▸ **Short task**
Only the lines from the start of the data through the line containing "minimum width=132pt, minimum" should be written out, exactly as they are, with both ends included and the pictures left out.

▸ **Data extract**
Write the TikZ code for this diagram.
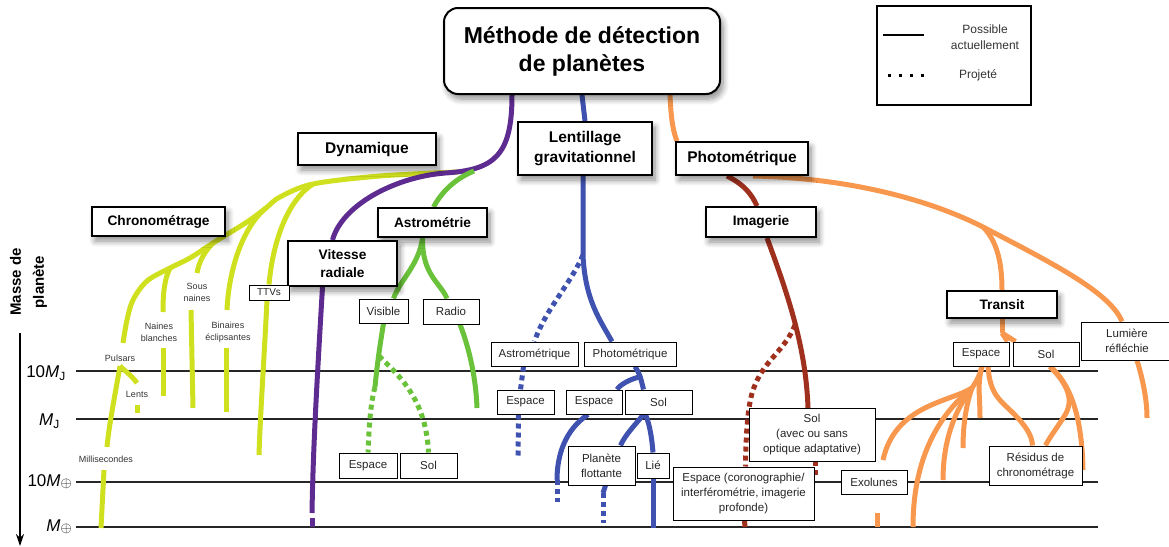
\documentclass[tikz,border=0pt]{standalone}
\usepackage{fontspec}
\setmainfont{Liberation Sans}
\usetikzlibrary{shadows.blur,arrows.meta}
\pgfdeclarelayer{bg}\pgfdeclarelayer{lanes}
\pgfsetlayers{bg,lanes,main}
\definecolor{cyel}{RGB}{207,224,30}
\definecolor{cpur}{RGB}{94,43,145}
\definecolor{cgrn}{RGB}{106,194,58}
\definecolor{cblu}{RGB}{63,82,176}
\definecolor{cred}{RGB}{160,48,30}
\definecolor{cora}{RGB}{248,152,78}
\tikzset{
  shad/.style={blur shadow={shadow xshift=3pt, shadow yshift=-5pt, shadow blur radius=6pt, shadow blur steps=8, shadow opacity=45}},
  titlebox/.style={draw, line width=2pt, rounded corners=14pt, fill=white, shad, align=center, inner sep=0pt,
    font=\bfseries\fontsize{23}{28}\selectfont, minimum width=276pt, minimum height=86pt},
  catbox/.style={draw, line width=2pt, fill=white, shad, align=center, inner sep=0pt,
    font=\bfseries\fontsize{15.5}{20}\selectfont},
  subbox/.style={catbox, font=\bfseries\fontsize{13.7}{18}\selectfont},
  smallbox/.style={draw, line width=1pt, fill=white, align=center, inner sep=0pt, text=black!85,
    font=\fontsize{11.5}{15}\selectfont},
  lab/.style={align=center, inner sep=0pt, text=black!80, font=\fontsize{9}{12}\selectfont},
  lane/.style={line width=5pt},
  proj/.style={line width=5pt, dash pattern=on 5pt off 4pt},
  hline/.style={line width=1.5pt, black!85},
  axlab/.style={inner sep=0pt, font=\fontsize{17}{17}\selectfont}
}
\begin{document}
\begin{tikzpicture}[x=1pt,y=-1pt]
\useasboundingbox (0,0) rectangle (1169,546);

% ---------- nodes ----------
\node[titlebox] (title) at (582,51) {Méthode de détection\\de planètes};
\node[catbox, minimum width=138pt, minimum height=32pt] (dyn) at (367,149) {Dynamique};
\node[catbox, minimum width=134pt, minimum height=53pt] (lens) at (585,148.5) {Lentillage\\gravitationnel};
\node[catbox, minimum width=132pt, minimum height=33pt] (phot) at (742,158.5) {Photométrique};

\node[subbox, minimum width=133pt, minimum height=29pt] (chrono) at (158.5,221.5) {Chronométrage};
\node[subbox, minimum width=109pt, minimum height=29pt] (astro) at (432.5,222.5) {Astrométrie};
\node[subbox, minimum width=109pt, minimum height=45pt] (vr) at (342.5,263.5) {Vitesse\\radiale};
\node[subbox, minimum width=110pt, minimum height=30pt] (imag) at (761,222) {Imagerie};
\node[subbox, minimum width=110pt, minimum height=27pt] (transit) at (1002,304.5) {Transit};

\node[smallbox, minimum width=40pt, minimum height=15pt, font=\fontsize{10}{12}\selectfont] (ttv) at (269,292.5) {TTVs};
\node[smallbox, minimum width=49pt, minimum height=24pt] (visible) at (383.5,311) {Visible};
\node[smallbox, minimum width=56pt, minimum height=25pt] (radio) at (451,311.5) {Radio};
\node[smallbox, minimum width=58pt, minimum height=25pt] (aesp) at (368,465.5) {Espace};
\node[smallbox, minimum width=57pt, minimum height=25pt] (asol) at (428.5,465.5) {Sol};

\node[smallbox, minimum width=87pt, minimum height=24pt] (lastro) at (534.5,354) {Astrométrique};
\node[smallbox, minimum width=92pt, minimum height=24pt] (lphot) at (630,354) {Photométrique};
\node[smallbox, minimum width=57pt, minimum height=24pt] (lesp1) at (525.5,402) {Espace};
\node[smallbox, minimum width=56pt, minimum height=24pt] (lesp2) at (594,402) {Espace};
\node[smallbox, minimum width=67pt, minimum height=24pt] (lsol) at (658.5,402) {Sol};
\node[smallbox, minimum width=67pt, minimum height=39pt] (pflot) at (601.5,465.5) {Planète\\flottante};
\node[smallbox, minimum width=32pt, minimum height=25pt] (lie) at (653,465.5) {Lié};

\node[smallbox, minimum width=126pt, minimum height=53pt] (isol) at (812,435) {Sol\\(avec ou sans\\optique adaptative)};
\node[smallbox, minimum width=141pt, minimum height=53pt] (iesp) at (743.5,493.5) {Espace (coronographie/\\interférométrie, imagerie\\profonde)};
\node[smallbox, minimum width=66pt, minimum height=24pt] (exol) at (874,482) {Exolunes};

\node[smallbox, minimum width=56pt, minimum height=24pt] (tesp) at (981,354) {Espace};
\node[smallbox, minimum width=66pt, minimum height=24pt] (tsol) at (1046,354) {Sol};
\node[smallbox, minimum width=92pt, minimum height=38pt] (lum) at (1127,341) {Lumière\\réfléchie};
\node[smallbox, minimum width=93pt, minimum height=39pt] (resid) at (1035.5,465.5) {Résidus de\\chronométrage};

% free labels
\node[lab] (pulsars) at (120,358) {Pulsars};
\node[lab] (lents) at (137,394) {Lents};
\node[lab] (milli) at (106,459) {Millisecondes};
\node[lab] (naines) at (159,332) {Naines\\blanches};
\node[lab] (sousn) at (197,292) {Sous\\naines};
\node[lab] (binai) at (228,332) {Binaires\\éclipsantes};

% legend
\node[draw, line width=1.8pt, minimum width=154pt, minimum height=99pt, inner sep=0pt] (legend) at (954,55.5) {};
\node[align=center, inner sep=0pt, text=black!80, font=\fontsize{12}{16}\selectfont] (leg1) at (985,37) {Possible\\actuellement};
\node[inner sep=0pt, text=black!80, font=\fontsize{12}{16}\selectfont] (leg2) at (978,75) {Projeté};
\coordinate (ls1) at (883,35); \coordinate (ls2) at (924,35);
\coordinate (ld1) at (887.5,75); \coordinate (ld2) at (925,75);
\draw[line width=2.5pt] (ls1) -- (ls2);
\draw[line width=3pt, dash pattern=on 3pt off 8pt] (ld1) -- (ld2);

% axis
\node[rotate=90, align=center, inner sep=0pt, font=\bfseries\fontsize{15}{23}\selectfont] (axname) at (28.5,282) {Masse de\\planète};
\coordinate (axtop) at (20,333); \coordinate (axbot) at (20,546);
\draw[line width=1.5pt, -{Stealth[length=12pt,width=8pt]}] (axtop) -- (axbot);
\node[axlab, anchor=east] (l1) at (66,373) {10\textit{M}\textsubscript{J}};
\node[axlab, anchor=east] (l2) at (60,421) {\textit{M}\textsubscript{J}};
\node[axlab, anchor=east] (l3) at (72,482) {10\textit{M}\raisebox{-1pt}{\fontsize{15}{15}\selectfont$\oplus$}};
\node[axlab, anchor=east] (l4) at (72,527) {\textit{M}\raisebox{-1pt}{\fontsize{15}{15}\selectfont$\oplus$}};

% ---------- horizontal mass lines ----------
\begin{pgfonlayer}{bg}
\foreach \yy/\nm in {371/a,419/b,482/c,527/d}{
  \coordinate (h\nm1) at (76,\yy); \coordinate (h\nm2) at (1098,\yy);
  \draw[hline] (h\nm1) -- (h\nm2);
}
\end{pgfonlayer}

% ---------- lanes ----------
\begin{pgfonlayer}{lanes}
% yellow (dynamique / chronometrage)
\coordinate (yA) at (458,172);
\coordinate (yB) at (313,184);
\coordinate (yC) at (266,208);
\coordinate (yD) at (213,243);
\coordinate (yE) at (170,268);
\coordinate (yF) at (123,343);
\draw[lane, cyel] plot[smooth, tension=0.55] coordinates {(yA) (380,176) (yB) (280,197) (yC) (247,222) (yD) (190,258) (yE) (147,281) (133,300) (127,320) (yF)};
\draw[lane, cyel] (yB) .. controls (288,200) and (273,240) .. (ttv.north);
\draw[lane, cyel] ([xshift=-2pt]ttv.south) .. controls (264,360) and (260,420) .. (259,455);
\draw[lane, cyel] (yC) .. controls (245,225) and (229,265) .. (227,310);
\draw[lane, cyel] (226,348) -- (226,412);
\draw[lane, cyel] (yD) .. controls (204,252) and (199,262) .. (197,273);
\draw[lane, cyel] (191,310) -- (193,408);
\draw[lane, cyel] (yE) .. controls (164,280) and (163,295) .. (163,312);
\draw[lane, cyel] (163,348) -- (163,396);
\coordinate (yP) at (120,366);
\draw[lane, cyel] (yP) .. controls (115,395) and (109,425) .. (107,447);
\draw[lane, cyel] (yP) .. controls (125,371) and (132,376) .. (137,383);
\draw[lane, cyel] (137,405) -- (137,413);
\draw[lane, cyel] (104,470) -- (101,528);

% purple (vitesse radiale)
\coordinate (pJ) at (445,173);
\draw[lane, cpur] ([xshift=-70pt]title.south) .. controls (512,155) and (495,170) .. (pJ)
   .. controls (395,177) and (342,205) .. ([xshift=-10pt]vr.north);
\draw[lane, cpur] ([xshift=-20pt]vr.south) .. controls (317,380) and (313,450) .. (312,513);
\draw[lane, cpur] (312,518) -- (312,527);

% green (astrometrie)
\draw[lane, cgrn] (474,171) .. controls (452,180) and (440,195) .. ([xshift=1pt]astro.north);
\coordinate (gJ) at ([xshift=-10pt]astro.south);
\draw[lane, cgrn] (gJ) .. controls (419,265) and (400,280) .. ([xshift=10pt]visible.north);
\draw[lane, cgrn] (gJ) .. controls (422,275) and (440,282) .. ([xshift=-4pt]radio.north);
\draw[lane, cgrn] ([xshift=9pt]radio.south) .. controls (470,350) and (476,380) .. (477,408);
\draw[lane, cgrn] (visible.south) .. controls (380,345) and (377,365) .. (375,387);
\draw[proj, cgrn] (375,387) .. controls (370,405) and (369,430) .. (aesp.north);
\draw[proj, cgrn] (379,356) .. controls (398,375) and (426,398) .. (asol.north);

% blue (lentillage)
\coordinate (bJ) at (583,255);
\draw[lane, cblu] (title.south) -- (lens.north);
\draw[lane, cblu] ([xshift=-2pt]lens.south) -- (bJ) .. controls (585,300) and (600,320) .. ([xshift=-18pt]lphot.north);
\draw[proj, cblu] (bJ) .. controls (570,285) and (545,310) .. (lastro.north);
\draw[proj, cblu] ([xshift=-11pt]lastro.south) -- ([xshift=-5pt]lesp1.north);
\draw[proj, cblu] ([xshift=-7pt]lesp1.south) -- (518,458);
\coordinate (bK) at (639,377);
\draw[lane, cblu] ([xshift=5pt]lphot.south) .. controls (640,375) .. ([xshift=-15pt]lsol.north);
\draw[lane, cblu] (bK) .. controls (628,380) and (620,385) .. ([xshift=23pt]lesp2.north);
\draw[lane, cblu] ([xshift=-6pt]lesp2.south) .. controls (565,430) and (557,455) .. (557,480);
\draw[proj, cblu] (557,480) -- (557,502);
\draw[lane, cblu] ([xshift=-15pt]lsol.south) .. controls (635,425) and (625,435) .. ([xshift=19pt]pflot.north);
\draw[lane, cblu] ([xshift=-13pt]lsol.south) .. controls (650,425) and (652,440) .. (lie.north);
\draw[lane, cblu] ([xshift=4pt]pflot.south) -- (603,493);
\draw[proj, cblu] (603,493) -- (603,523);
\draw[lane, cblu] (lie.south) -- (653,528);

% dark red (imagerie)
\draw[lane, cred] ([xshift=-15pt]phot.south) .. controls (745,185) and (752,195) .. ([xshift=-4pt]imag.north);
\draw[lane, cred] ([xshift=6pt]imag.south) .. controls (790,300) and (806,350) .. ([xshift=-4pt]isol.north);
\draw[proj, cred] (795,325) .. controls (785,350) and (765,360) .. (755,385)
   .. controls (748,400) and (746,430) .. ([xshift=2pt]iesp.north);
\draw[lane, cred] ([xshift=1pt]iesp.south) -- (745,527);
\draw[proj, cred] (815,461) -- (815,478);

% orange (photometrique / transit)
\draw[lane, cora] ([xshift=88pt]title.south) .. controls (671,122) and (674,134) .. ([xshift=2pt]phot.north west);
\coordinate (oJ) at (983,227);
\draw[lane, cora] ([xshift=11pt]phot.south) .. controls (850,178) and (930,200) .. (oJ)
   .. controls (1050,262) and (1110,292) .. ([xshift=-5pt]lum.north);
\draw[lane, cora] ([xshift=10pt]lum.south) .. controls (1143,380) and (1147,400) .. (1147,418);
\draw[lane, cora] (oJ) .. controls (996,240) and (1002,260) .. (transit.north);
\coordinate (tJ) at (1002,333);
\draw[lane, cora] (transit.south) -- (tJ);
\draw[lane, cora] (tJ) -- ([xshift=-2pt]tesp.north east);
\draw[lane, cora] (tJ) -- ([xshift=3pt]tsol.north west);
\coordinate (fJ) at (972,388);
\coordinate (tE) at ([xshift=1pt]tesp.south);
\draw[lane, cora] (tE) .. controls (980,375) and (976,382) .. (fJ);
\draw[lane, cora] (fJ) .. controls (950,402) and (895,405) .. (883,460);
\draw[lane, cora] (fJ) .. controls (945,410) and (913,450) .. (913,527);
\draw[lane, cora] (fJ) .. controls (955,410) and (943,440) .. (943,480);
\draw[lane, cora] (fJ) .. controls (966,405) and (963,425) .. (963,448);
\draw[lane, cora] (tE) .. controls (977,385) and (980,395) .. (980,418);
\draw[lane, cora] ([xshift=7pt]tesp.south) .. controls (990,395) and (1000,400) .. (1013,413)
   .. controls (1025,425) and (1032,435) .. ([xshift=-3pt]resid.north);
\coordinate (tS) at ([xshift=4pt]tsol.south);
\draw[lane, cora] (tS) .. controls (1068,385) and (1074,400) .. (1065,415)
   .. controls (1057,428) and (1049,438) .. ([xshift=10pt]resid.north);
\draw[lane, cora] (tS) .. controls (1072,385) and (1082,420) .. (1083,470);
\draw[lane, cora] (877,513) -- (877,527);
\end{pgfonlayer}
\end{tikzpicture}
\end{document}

▸ **Solution to this problem**
Write the TikZ code for this diagram.
\documentclass[tikz,border=0pt]{standalone}
\usepackage{fontspec}
\setmainfont{Liberation Sans}
\usetikzlibrary{shadows.blur,arrows.meta}
\pgfdeclarelayer{bg}\pgfdeclarelayer{lanes}
\pgfsetlayers{bg,lanes,main}
\definecolor{cyel}{RGB}{207,224,30}
\definecolor{cpur}{RGB}{94,43,145}
\definecolor{cgrn}{RGB}{106,194,58}
\definecolor{cblu}{RGB}{63,82,176}
\definecolor{cred}{RGB}{160,48,30}
\definecolor{cora}{RGB}{248,152,78}
\tikzset{
  shad/.style={blur shadow={shadow xshift=3pt, shadow yshift=-5pt, shadow blur radius=6pt, shadow blur steps=8, shadow opacity=45}},
  titlebox/.style={draw, line width=2pt, rounded corners=14pt, fill=white, shad, align=center, inner sep=0pt,
    font=\bfseries\fontsize{23}{28}\selectfont, minimum width=276pt, minimum height=86pt},
  catbox/.style={draw, line width=2pt, fill=white, shad, align=center, inner sep=0pt,
    font=\bfseries\fontsize{15.5}{20}\selectfont},
  subbox/.style={catbox, font=\bfseries\fontsize{13.7}{18}\selectfont},
  smallbox/.style={draw, line width=1pt, fill=white, align=center, inner sep=0pt, text=black!85,
    font=\fontsize{11.5}{15}\selectfont},
  lab/.style={align=center, inner sep=0pt, text=black!80, font=\fontsize{9}{12}\selectfont},
  lane/.style={line width=5pt},
  proj/.style={line width=5pt, dash pattern=on 5pt off 4pt},
  hline/.style={line width=1.5pt, black!85},
  axlab/.style={inner sep=0pt, font=\fontsize{17}{17}\selectfont}
}
\begin{document}
\begin{tikzpicture}[x=1pt,y=-1pt]
\useasboundingbox (0,0) rectangle (1169,546);

% ---------- nodes ----------
\node[titlebox] (title) at (582,51) {Méthode de détection\\de planètes};
\node[catbox, minimum width=138pt, minimum height=32pt] (dyn) at (367,149) {Dynamique};
\node[catbox, minimum width=134pt, minimum height=53pt] (lens) at (585,148.5) {Lentillage\\gravitationnel};
\node[catbox, minimum width=132pt, minimum height=33pt] (phot) at (742,158.5) {Photométrique};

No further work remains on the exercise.